The feed from the satellites tethered above the northern hemisphere beamed down. I could hear the synthesized voice of my GPS chuckle as I tried to find the field for my daughter’s softball game. The location for today’s game was posted to my calendar by my wife—you will understand shorty the italicizing. The location placed us in the middle of a harvested field of corn.
I asked my daughter to Google the high school in the hope of getting us to the game before it ended. She responded telling me she found a picture of the school online.
I asked, “How does having a picture of the school help me find it?”
“Because I’ll know it when I see it.”
“Do you see it now?” I asked as I pointed to the rows of denuded corn.
“No.”
“Well which way should I turn to get you to where you can see it?”
“I don’t know.”
“Do you think maybe you should have Googled the address instead of a picture?” I could see she had no understanding of why I asked the question.
I called my wife, having failed to engage my daughter, hoping to engage my wife’s help. “By any chance do you have any additional information to help me find where the game is being played?”
She checked her email, and replied, “Oh, it looks like the game was cancelled.”
“And you know this how?” I was still trying to engage her in a meaningful conversation, hoping she would give me access to the information I needed.
“I got an email at nine this morning—four hours ago.”
“Do you think this information would have been helpful to me? We have been driving over corn kernels for an hour.”
“Oh, quit whining. You are having special time with your girl.”
My desire to engage my wife in a meaningful conversation about why I did not have the information had hit a virtual Chinese wall. The empathy fairy wasn’t going to make an appearance.
When the need to engage someone fails repeatedly, people become frustrated. And when people become frustrated they become stupid. And when they become stupid they get a time-out. And when they get a time-out America’s prisons become overcrowded.
My desire for empathy, my effort to engage my wife, to have her help me solve my problem had failed. Were I less amiable, less even-tempered, had I less jocundity, I would have become frustrated and done stupid things. And I would have received a time-out, and I would have added to the problem of prison overcrowding.
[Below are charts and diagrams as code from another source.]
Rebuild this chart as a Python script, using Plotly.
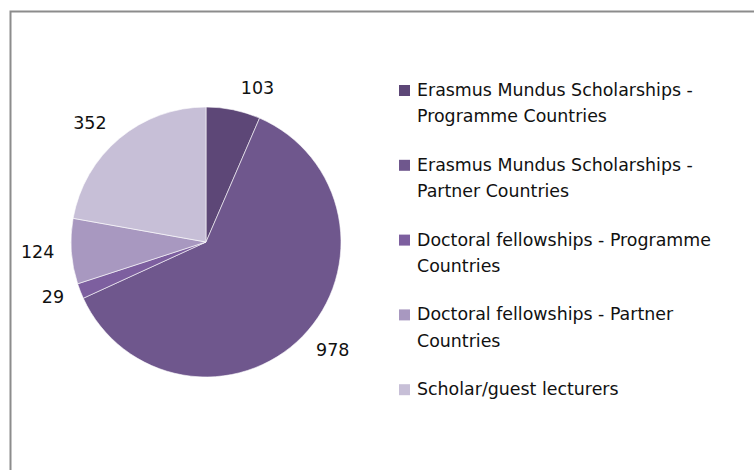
import plotly.graph_objects as go

# ---- data ----
labels = [
    "Erasmus Mundus Scholarships - Programme Countries",
    "Erasmus Mundus Scholarships - Partner Countries",
    "Doctoral fellowships - Programme Countries",
    "Doctoral fellowships - Partner Countries",
    "Scholar/guest lecturers",
]
values = [103, 978, 29, 124, 352]
legend_lines = [
    ["Erasmus Mundus Scholarships -", "Programme Countries"],
    ["Erasmus Mundus Scholarships -", "Partner Countries"],
    ["Doctoral fellowships - Programme", "Countries"],
    ["Doctoral fellowships - Partner", "Countries"],
    ["Scholar/guest lecturers"],
]
colors = ["#5d4777", "#6f578d", "#7d5f9f", "#a898c0", "#c7bfd7"]

W, H = 754, 470
FONT = "DejaVu Sans"
TXT = "#111111"

cx, cy, r = 206, 242, 135
r_lab = 147


def dom(rad):
    return dict(x=[(cx - rad) / W, (cx + rad) / W],
                y=[1 - (cy + rad) / H, 1 - (cy - rad) / H])


common = dict(labels=labels, values=values, sort=False, direction="clockwise",
              rotation=0, showlegend=False)

fig = go.Figure()
# visible pie
fig.add_trace(go.Pie(
    **common,
    marker=dict(colors=colors, line=dict(color="white", width=0.6)),
    textinfo="none",
    hoverinfo="label+value",
    domain=dom(r),
))
# slightly larger invisible pie that only carries the outside value labels
fig.add_trace(go.Pie(
    **common,
    marker=dict(colors=["rgba(0,0,0,0)"] * len(values), line=dict(width=0)),
    textinfo="value",
    textposition="outside",
    outsidetextfont=dict(family=FONT, size=17.5, color=TXT),
    hoverinfo="skip",
    domain=dom(r_lab),
))

annotations = []
shapes = []
item_y0, item_step, line_step = 90, 74.8, 26.5
lx_text, lx_sq, sq = 415, 399, 11
for i, lines in enumerate(legend_lines):
    y_first = item_y0 + i * item_step
    shapes.append(dict(
        type="rect", xref="paper", yref="paper",
        x0=lx_sq / W, x1=(lx_sq + sq) / W,
        y0=1 - (y_first + 0.5 + sq / 2) / H, y1=1 - (y_first + 0.5 - sq / 2) / H,
        fillcolor=colors[i], line=dict(width=0),
    ))
    for j, t in enumerate(lines):
        annotations.append(dict(
            text=t, xref="paper", yref="paper",
            x=lx_text / W, y=1 - (y_first + j * line_step) / H,
            xanchor="left", yanchor="middle", showarrow=False,
            font=dict(family=FONT, size=17.4, color=TXT),
        ))

# frame (only left and top edges are inside the picture)
shapes.append(dict(
    type="rect", xref="paper", yref="paper",
    x0=10.5 / W, x1=(W + 20) / W, y0=-20 / H, y1=1 - 11.5 / H,
    line=dict(color="#8c8c8c", width=2), fillcolor="rgba(0,0,0,0)",
))

fig.update_layout(
    width=W, height=H,
    margin=dict(l=0, r=0, t=0, b=0),
    paper_bgcolor="white",
    plot_bgcolor="white",
    annotations=annotations,
    shapes=shapes,
    font=dict(family=FONT, color=TXT),
)

fig.write_html(
    "out.html",
    config={"displayModeBar": False},
    post_script="document.body.style.margin='0';document.body.style.overflow='hidden';",
)
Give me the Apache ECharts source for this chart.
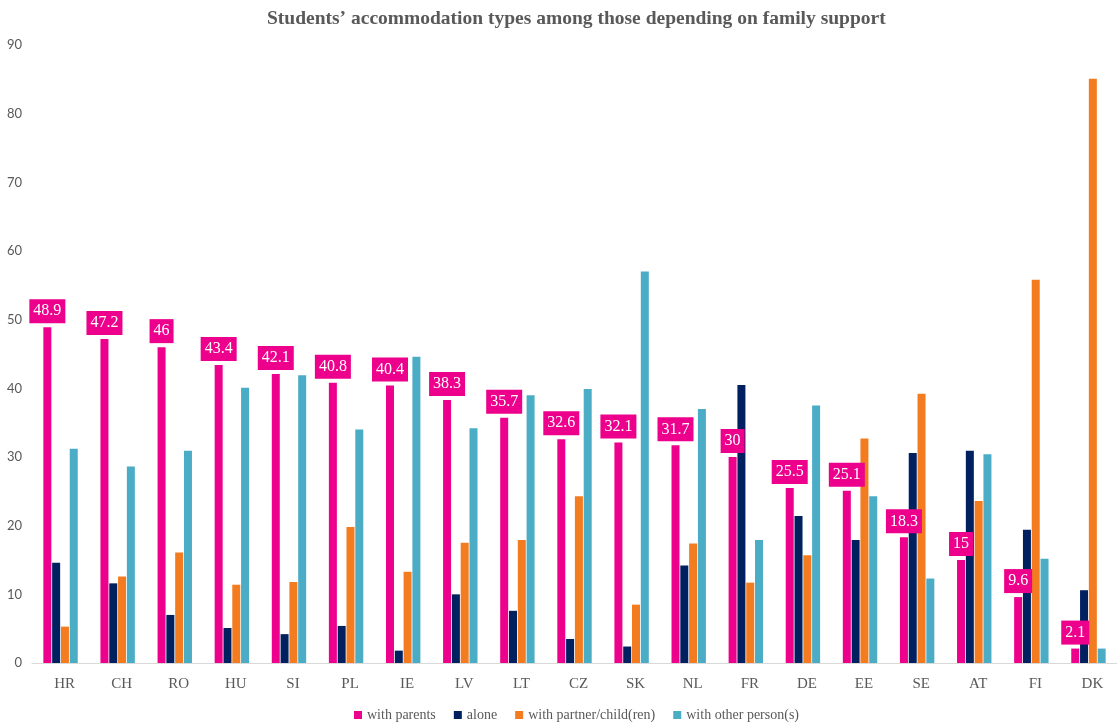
<!DOCTYPE html>
<html>
<head>
<meta charset="utf-8">
<script src="https://cdn.jsdelivr.net/npm/echarts@6/dist/echarts.min.js"></script>
<style>
html,body{margin:0;padding:0;background:#fff;}
#chart{width:1117px;height:726px;}
</style>
</head>
<body>
<div id="chart"></div>
<script>
const titleText = 'Students\u2019 accommodation types among those depending on family support';
const categories = ['HR','CH','RO','HU','SI','PL','IE','LV','LT','CZ','SK','NL','FR','DE','EE','SE','AT','FI','DK'];
const seriesNames = ['with parents','alone','with partner/child(ren)','with other person(s)'];
const withParents = [48.9,47.2,46,43.4,42.1,40.8,40.4,38.3,35.7,32.6,32.1,31.7,30,25.5,25.1,18.3,15,9.6,2.1];
const alone = [14.6,11.6,7.0,5.1,4.2,5.4,1.8,10.0,7.6,3.5,2.4,14.2,40.5,21.4,17.9,30.6,30.9,19.4,10.6];
const withPartner = [5.3,12.6,16.1,11.4,11.8,19.8,13.3,17.5,17.9,24.3,8.5,17.4,11.7,15.7,32.7,39.2,23.6,55.8,85.1];
const withOther = [31.2,28.6,30.9,40.1,41.9,34.0,44.6,34.2,39.0,39.9,57.0,37.0,17.9,37.5,24.3,12.3,30.4,15.2,2.1];
const colors = ['#ec008c','#002060','#f47c20','#4bacc6'];

const chart = echarts.init(document.getElementById('chart'), null, {renderer:'canvas'});
const dataSets = [withParents, alone, withPartner, withOther];
const series = dataSets.map((d, i) => ({
  name: seriesNames[i],
  type: 'bar',
  data: d,
  barWidth: 8,
  barGap: '10%',
  itemStyle: {color: colors[i]},
  label: i === 0 ? {
    show: true,
    position: 'top',
    distance: 4,
    color: '#ffffff',
    backgroundColor: '#ec008c',
    padding: [4, 4, 4, 4],
    fontFamily: 'Liberation Serif',
    fontSize: 16
  } : {show: false}
}));

chart.setOption({
  animation: false,
  backgroundColor: '#ffffff',
  title: {
    text: titleText,
    left: 262,
    top: 4,
    textStyle: {fontFamily: 'Liberation Serif', fontWeight: 'bold', fontSize: 19.5, color: '#595959'}
  },
  legend: {
    data: seriesNames,
    bottom: -1,
    left: 349,
    itemWidth: 8,
    itemHeight: 8,
    itemGap: 18,
    icon: 'rect',
    textStyle: {fontFamily: 'Liberation Serif', fontSize: 14, color: '#595959'}
  },
  grid: {left: 32, top: 45, width: 1091, bottom: 63, containLabel: false},
  xAxis: {
    type: 'category',
    data: categories,
    axisLine: {lineStyle: {color: '#d9d9d9', width: 1}},
    axisTick: {show: false},
    axisLabel: {fontFamily: 'Liberation Serif', fontSize: 15, color: '#595959', margin: 14, padding: [0,0,0,8]}
  },
  yAxis: {
    type: 'value',
    min: 0,
    max: 90,
    interval: 10,
    splitLine: {show: false},
    axisLine: {show: false},
    axisTick: {show: false},
    axisLabel: {fontFamily: 'Lato', fontSize: 13, color: '#595959', margin: 10}
  },
  series: series
});
</script>
</body>
</html>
Had I received a time-out and added to the problem of overcrowding our prisons, I would have been among friends. After a few months of being locked in the big-house, I would meet other husbands who had failed to engage; simple men who had become frustrated and who had received a time-out.
We would shuffle around in our prison slippers and K-Mart pajamas, and we would play pinochle in the prison’s cafeteria. Then, after a few months of planning, my group of men would have devised an escape to get back to our former lives.
Then one of us, the one who had been serving his time-out the longest, would make the point, “Look, if we break out, and return home, sooner or later something will happen that will get us sent right back here. It may be from one of us trying to engage by asking something stupid like, ‘Why do you need so many pairs of black shoes?’ It may come from a misunderstanding of how to use pronouns, like if you asked, ‘Why do you ask me can we take out the trash when what you really mean is can I take out the trash?’”
Then the other guys on the escape committee would look forlornly at each other. Then the guy who had been inside the longest, the one who had carved a hacksaw blade from a bar of Dial soap would get up, walk to the closest guard, and hand over the blade.
The guard would simply nod. For he had been a guard for many years, and he had learned to spot the groups of husbands planning their escape. And he knew that as the planned date for their escape approached, sooner or later the men would see the folly of their plan.
Then the guard would return to the guard’s locker room, as he always did, and he would drill a hole through the end of the soap hacksaw blade, and thread a string through the hole, and tie the ends. He would place the soap-on-a-rope blade in the jar that held all the other roped blades that had been made by all the disillusioned groups that had preceded this group.
Patient engagement is good. Patient disengagement causes people to get frustrated and it makes them want to carve a bar of soap. And when patients get frustrated they get stupid. And when they get stupid they take a time-out. And they take a time-out from trying to engage their health system.
After a while they may think about trying to reengage their health system. But many of them will remember how frustrating their last engagement experience was. And instead of taking another time out they will try to engage a different health system.
An important rule of patient engagement is that people do not want to work hard to engage a health system. People want to engage the system when it is convenient for them, not when it is convenient for the health system.